Plotting code records
===============
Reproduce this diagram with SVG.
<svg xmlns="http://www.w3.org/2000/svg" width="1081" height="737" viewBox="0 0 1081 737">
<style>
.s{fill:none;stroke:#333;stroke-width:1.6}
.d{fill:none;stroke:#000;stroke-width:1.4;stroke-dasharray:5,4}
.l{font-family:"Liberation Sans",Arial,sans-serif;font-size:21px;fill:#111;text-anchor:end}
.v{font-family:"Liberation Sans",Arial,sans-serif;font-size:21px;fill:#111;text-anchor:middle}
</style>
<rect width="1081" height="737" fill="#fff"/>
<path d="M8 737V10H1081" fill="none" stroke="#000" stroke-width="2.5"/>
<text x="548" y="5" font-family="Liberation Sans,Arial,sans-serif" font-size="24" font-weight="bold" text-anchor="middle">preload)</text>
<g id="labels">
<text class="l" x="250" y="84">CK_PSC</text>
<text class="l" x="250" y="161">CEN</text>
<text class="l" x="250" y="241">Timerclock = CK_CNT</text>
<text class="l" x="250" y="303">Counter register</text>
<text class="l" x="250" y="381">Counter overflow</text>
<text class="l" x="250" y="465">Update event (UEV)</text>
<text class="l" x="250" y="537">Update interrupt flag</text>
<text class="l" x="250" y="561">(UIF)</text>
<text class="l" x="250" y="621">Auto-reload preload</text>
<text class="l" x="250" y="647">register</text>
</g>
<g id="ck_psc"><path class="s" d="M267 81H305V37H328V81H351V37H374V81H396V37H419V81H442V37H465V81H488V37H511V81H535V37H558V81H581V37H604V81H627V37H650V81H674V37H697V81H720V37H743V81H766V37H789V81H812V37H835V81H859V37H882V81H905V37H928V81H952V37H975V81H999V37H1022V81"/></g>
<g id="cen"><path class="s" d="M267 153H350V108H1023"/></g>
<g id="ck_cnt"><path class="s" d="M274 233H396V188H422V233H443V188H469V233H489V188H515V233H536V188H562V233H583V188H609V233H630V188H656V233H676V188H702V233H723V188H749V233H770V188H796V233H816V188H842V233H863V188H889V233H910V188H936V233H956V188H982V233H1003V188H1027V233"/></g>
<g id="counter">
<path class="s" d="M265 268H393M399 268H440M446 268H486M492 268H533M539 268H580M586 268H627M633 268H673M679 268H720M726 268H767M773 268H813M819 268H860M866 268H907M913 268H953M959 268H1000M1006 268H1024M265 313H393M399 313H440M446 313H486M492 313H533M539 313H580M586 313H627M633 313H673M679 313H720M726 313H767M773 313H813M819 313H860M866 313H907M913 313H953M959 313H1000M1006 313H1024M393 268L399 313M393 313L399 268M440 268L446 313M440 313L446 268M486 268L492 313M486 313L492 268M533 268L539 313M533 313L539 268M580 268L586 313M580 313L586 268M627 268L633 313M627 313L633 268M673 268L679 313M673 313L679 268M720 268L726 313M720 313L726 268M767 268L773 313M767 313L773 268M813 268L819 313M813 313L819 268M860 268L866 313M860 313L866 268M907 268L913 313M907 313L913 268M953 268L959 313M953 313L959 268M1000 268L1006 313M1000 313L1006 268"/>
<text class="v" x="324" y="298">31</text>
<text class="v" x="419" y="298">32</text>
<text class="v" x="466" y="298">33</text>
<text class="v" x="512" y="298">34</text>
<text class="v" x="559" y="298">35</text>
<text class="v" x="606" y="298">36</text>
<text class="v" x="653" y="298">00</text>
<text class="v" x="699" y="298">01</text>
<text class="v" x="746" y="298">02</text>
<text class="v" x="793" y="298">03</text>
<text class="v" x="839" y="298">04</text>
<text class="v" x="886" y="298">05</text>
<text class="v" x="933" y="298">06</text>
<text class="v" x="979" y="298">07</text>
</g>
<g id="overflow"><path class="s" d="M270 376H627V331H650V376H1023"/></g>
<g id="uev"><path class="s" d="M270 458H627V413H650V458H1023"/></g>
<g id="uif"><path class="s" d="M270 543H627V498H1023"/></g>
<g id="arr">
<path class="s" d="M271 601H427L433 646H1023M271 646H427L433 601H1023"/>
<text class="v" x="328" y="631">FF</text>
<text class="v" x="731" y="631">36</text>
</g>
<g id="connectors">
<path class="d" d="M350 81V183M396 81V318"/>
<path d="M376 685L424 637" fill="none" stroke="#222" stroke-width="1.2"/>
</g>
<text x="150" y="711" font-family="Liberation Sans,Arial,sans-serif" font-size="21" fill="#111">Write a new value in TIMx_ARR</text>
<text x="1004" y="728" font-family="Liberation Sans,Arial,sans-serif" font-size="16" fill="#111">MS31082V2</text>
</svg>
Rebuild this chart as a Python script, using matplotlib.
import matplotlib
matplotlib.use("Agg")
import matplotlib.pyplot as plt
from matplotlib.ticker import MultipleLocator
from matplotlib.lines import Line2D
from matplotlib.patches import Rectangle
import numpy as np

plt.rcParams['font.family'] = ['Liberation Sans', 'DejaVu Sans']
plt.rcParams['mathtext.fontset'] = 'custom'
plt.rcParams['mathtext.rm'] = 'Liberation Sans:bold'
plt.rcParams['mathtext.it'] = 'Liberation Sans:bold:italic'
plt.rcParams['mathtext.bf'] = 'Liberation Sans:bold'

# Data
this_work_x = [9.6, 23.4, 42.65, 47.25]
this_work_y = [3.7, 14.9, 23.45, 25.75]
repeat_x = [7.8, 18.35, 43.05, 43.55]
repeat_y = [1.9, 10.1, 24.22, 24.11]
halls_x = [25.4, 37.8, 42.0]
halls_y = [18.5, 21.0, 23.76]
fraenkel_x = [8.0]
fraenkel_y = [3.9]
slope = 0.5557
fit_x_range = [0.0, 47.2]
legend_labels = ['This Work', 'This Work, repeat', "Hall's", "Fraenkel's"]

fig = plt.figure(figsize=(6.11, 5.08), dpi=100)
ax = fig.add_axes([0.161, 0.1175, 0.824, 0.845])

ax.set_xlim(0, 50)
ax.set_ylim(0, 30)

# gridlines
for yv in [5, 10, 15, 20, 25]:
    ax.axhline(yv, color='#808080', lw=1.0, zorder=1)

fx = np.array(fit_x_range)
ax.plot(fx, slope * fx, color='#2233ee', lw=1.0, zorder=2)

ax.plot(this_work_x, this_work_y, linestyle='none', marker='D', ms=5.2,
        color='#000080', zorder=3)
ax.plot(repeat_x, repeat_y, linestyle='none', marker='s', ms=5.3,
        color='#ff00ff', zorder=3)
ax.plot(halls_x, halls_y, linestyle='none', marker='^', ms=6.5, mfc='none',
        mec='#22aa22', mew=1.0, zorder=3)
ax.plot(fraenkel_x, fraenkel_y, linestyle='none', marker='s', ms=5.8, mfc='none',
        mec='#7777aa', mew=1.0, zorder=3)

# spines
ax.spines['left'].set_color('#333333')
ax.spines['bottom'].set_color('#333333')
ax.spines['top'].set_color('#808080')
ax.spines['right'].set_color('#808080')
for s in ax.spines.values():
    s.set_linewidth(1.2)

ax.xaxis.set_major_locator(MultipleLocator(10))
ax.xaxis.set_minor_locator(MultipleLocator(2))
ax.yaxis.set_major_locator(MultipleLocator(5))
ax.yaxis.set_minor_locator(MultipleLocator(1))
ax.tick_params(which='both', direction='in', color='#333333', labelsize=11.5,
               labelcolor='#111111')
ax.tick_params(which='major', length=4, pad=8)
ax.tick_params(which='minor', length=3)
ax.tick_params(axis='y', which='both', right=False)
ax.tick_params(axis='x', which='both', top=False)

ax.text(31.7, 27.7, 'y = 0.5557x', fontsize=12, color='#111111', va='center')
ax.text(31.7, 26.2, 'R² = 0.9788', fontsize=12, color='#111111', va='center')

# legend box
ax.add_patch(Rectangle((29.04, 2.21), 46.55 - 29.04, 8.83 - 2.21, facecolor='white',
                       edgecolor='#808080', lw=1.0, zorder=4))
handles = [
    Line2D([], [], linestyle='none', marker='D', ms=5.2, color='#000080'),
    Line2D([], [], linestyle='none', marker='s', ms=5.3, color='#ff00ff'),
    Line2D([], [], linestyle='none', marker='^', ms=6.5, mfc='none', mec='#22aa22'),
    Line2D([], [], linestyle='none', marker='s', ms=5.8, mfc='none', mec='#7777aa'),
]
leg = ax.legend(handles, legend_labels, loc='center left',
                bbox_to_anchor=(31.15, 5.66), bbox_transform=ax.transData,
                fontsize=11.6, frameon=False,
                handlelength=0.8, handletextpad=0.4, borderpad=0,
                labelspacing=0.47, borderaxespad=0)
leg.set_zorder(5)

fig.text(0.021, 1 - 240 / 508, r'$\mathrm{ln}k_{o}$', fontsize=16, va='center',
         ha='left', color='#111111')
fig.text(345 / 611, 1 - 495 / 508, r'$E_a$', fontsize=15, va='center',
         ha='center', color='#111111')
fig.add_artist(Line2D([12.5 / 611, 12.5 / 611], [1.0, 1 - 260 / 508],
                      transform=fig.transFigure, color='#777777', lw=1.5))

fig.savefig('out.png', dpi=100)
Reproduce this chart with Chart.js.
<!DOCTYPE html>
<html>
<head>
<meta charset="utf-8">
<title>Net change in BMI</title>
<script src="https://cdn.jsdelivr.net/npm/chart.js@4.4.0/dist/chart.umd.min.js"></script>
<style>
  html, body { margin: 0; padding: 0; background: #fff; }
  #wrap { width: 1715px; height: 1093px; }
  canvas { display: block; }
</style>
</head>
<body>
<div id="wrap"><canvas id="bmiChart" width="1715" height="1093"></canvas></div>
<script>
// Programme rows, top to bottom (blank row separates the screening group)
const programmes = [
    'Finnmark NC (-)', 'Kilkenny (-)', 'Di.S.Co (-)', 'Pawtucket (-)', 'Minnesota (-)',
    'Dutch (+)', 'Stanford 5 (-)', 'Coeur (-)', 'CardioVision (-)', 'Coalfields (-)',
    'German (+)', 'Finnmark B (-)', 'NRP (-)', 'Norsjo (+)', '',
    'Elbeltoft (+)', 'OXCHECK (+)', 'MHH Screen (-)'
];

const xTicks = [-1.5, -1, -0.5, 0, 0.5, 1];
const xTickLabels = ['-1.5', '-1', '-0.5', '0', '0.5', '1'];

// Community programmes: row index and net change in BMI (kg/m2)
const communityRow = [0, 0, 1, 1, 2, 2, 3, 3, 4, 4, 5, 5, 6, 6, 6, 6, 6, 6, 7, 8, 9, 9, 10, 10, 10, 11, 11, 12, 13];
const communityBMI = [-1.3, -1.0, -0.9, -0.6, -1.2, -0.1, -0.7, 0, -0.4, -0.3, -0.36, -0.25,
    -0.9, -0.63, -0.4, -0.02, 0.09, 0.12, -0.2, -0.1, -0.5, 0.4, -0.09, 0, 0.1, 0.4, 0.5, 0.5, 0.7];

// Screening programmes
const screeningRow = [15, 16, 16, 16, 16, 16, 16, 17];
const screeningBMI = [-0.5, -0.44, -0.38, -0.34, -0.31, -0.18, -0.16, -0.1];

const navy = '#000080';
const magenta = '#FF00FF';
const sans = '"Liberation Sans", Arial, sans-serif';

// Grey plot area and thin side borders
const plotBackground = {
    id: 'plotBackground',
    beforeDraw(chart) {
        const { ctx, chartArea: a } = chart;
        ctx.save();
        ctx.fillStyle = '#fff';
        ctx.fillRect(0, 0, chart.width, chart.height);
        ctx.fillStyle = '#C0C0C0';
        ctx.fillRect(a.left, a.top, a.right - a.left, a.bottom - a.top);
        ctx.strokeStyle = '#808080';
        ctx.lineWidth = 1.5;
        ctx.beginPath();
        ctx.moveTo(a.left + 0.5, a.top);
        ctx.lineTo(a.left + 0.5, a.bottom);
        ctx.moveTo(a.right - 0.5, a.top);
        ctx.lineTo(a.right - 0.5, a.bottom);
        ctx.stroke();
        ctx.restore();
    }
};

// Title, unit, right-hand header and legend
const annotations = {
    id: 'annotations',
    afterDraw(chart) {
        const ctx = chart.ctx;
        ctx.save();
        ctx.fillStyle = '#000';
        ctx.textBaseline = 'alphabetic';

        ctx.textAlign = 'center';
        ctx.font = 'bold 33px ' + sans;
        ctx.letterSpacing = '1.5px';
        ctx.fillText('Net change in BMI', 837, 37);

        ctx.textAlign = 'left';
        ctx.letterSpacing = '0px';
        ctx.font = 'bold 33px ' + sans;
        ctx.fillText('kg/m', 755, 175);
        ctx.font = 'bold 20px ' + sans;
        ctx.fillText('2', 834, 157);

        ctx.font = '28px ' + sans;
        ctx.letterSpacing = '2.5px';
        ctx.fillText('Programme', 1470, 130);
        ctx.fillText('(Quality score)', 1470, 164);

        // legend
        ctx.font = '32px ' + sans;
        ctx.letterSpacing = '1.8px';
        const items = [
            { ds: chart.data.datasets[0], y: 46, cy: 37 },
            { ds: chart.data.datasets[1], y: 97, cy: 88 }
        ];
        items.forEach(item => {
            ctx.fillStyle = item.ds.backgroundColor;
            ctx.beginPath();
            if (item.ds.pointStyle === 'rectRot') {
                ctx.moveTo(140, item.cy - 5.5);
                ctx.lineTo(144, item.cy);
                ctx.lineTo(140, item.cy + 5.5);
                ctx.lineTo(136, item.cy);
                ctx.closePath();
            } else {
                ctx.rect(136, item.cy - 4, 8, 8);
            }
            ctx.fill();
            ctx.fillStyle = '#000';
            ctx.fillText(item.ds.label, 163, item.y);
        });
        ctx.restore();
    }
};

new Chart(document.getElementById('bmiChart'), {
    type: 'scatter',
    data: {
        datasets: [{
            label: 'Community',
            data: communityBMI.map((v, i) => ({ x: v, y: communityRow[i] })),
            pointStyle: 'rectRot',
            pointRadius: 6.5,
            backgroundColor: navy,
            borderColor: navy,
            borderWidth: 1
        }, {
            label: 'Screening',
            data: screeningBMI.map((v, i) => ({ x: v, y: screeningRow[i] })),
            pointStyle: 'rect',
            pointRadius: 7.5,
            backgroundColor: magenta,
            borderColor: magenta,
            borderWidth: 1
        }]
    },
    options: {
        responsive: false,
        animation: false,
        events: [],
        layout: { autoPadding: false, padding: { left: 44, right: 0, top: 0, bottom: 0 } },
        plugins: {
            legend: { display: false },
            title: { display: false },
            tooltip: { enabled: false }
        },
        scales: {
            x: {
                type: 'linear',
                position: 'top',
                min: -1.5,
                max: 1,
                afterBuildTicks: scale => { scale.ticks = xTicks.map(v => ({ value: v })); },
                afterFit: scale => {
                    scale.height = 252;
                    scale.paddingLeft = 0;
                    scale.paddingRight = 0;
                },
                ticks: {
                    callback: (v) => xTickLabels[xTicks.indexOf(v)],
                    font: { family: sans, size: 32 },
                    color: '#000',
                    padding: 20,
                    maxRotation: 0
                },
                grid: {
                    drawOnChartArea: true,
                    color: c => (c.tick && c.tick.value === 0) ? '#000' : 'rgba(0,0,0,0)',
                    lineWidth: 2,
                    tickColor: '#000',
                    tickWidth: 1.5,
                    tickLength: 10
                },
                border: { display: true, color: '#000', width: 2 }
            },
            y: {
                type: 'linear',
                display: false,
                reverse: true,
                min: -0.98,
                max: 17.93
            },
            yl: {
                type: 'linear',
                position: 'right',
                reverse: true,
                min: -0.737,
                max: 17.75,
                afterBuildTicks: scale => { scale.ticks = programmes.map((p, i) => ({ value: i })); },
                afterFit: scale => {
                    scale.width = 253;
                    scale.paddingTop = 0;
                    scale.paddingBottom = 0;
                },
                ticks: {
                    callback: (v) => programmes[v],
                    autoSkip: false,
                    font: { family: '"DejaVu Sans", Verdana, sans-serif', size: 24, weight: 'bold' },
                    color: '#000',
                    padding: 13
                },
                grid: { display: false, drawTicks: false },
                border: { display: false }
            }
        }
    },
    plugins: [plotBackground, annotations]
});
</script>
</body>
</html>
===============
### INSTRUCTIONS FOR THE TASK
Output exactly one stretch of the listing: from the line containing "Rebuild this chart" through the line containing "plt.rcParams['mathtext.bf'] = 'Liberation", both end lines included.

### EXERCISE OUTPUT
Rebuild this chart as a Python script, using matplotlib.
import matplotlib
matplotlib.use("Agg")
import matplotlib.pyplot as plt
from matplotlib.ticker import MultipleLocator
from matplotlib.lines import Line2D
from matplotlib.patches import Rectangle
import numpy as np

plt.rcParams['font.family'] = ['Liberation Sans', 'DejaVu Sans']
plt.rcParams['mathtext.fontset'] = 'custom'
plt.rcParams['mathtext.rm'] = 'Liberation Sans:bold'
plt.rcParams['mathtext.it'] = 'Liberation Sans:bold:italic'
plt.rcParams['mathtext.bf'] = 'Liberation Sans:bold'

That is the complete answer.